-- begin Provided entries --

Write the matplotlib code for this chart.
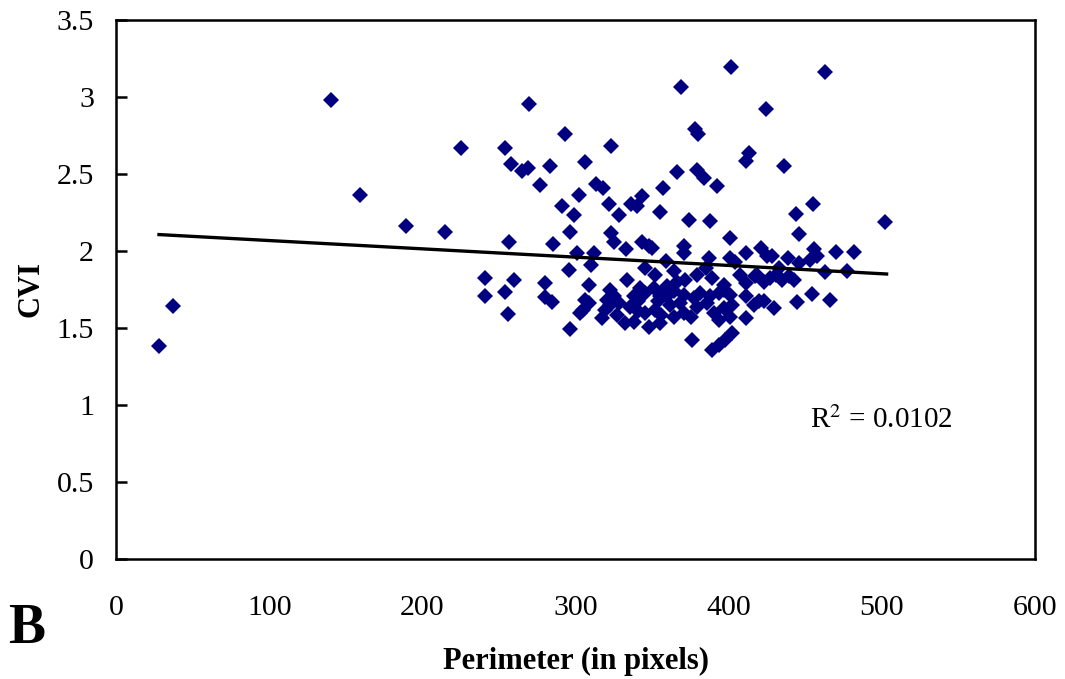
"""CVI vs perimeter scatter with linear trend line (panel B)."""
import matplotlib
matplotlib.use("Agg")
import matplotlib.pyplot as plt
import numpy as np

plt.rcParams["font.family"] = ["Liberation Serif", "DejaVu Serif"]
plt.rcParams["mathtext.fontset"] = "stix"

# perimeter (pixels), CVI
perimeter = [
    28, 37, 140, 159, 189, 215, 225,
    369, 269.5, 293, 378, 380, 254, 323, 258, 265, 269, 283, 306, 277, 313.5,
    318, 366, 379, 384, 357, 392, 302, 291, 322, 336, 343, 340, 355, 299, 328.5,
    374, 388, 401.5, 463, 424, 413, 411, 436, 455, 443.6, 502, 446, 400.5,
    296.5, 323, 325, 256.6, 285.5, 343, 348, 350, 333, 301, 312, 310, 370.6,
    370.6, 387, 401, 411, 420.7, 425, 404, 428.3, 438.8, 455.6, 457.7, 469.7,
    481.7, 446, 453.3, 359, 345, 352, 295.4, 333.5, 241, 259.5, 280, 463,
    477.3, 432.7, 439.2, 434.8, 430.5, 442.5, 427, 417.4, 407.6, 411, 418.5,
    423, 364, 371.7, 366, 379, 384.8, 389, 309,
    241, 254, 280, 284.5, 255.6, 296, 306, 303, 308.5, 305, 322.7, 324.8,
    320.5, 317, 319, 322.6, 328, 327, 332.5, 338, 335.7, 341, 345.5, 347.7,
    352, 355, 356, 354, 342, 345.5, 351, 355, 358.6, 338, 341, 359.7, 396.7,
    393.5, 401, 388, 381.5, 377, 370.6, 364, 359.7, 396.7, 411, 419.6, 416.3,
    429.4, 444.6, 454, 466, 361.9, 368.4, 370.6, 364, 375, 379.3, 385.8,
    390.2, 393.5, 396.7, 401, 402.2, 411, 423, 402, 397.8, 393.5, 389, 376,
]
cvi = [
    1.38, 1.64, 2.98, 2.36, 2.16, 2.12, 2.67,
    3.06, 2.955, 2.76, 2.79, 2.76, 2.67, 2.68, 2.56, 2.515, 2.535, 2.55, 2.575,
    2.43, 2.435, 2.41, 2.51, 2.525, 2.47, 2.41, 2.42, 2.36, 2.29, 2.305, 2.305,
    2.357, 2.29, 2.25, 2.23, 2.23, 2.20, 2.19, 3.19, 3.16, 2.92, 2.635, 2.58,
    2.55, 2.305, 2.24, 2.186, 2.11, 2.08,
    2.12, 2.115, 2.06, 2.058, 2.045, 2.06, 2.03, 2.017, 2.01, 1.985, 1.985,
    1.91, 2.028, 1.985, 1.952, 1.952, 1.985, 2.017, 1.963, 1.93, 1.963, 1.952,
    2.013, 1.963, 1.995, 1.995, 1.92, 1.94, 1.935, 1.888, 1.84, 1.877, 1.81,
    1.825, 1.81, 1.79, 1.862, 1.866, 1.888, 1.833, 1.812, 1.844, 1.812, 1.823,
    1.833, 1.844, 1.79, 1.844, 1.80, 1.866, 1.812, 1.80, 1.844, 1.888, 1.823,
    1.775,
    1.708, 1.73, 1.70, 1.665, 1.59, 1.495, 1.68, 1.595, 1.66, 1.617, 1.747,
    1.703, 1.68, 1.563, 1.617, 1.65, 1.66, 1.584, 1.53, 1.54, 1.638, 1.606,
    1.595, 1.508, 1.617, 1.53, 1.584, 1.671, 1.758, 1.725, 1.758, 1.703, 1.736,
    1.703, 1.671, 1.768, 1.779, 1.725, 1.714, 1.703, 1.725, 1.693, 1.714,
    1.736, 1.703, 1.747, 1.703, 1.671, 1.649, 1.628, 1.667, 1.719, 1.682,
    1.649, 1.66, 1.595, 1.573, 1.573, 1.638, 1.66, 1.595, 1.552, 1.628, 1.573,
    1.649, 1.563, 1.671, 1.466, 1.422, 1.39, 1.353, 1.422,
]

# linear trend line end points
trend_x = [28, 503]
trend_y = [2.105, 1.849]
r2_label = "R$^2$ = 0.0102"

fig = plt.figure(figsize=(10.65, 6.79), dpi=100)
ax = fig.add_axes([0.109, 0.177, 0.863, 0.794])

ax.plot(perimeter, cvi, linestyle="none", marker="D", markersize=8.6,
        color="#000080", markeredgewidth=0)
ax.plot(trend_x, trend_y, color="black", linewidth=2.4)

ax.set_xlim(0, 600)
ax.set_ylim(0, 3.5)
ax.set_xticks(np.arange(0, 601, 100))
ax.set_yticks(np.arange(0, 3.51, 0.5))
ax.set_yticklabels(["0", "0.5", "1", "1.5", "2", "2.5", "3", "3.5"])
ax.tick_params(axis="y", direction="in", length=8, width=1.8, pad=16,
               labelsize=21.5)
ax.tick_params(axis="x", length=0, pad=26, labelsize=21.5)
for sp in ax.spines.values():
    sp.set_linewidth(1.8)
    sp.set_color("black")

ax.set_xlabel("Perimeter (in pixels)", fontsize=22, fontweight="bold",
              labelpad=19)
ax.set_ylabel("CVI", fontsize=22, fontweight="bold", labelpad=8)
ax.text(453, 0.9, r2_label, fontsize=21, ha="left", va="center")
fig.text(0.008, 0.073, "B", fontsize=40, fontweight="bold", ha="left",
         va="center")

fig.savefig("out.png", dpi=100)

-- end Provided entries --
-- begin Provided entries --

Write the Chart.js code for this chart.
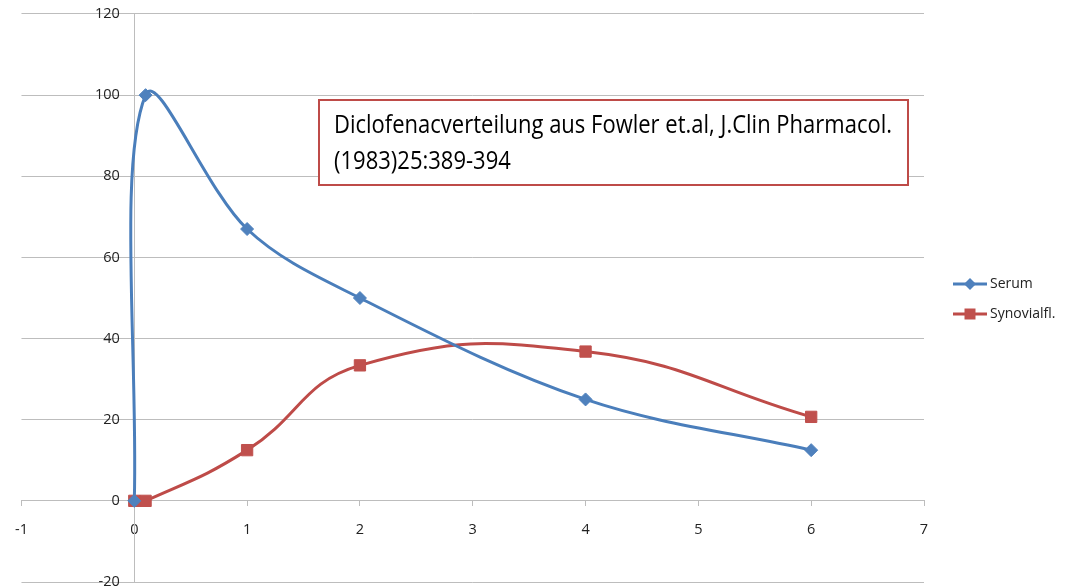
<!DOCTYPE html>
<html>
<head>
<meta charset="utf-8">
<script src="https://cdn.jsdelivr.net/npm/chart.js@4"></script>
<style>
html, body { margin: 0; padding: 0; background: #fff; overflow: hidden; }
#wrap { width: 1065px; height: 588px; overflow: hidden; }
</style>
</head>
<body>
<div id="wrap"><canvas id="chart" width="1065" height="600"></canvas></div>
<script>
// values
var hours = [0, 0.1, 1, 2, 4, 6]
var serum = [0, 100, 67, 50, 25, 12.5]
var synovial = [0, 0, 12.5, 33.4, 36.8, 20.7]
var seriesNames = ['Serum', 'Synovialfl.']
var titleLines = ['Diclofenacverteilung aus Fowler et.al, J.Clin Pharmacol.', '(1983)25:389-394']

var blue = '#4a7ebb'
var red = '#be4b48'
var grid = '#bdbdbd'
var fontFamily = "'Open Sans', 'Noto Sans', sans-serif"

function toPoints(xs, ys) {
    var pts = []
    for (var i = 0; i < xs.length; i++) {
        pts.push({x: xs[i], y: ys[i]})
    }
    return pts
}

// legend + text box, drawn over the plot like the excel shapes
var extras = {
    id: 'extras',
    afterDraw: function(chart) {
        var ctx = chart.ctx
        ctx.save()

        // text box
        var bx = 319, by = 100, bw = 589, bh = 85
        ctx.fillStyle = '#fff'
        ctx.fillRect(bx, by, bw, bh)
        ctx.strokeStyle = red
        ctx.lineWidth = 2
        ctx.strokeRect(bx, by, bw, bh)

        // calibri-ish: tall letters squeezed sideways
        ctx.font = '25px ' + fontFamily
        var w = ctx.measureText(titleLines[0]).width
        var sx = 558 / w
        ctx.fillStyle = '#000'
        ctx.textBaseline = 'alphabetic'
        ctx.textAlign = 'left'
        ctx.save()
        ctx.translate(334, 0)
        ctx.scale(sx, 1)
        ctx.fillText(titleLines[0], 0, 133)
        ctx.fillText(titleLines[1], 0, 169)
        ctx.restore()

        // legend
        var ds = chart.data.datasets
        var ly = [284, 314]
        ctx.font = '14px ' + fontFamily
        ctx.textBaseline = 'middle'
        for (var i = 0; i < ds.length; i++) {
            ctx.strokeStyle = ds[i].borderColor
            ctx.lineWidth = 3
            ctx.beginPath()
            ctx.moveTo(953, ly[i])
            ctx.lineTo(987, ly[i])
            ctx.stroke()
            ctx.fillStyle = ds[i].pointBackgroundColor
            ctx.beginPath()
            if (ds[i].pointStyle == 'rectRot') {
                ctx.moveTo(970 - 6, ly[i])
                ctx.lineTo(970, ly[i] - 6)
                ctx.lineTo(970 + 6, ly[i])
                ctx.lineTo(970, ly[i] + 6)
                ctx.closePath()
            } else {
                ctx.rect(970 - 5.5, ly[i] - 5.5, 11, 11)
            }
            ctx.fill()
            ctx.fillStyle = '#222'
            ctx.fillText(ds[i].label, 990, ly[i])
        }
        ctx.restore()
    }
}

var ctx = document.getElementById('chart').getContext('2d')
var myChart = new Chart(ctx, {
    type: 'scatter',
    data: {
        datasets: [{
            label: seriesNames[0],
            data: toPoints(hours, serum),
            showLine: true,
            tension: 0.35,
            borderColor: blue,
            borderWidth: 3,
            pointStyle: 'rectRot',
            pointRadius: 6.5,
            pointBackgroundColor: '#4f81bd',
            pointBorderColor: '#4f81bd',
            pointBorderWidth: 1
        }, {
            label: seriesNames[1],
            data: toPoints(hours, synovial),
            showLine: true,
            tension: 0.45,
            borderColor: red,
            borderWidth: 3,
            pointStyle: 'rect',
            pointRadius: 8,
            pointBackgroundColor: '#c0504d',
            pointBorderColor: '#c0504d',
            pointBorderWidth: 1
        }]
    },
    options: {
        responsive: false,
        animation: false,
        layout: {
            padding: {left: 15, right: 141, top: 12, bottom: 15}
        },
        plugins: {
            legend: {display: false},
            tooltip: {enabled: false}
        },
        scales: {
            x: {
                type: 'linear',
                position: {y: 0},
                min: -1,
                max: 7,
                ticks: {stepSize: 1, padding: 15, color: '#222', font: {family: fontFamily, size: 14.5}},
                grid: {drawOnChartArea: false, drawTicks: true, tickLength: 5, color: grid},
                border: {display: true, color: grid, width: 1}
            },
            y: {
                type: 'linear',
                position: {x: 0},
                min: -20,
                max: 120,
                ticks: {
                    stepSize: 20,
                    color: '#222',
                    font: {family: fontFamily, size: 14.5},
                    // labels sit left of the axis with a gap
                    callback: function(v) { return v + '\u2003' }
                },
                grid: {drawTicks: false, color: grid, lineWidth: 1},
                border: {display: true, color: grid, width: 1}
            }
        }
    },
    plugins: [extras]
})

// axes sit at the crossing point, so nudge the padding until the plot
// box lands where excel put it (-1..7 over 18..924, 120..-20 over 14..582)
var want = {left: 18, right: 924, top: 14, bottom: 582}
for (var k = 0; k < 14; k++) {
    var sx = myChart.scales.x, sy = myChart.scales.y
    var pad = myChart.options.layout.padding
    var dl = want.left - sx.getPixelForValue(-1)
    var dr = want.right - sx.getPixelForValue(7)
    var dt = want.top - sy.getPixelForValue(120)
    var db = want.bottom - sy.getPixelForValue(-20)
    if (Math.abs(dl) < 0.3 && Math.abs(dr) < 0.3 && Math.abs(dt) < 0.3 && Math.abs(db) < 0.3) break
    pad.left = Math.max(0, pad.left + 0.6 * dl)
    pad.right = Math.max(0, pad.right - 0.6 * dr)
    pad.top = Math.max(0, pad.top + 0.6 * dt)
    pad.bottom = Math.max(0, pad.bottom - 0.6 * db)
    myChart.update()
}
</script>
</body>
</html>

-- end Provided entries --

#### [What the exercise asks]
Look through the entries and return every line where "Write" appears.

#### [Task result]
Write the matplotlib code for this chart.
Write the Chart.js code for this chart.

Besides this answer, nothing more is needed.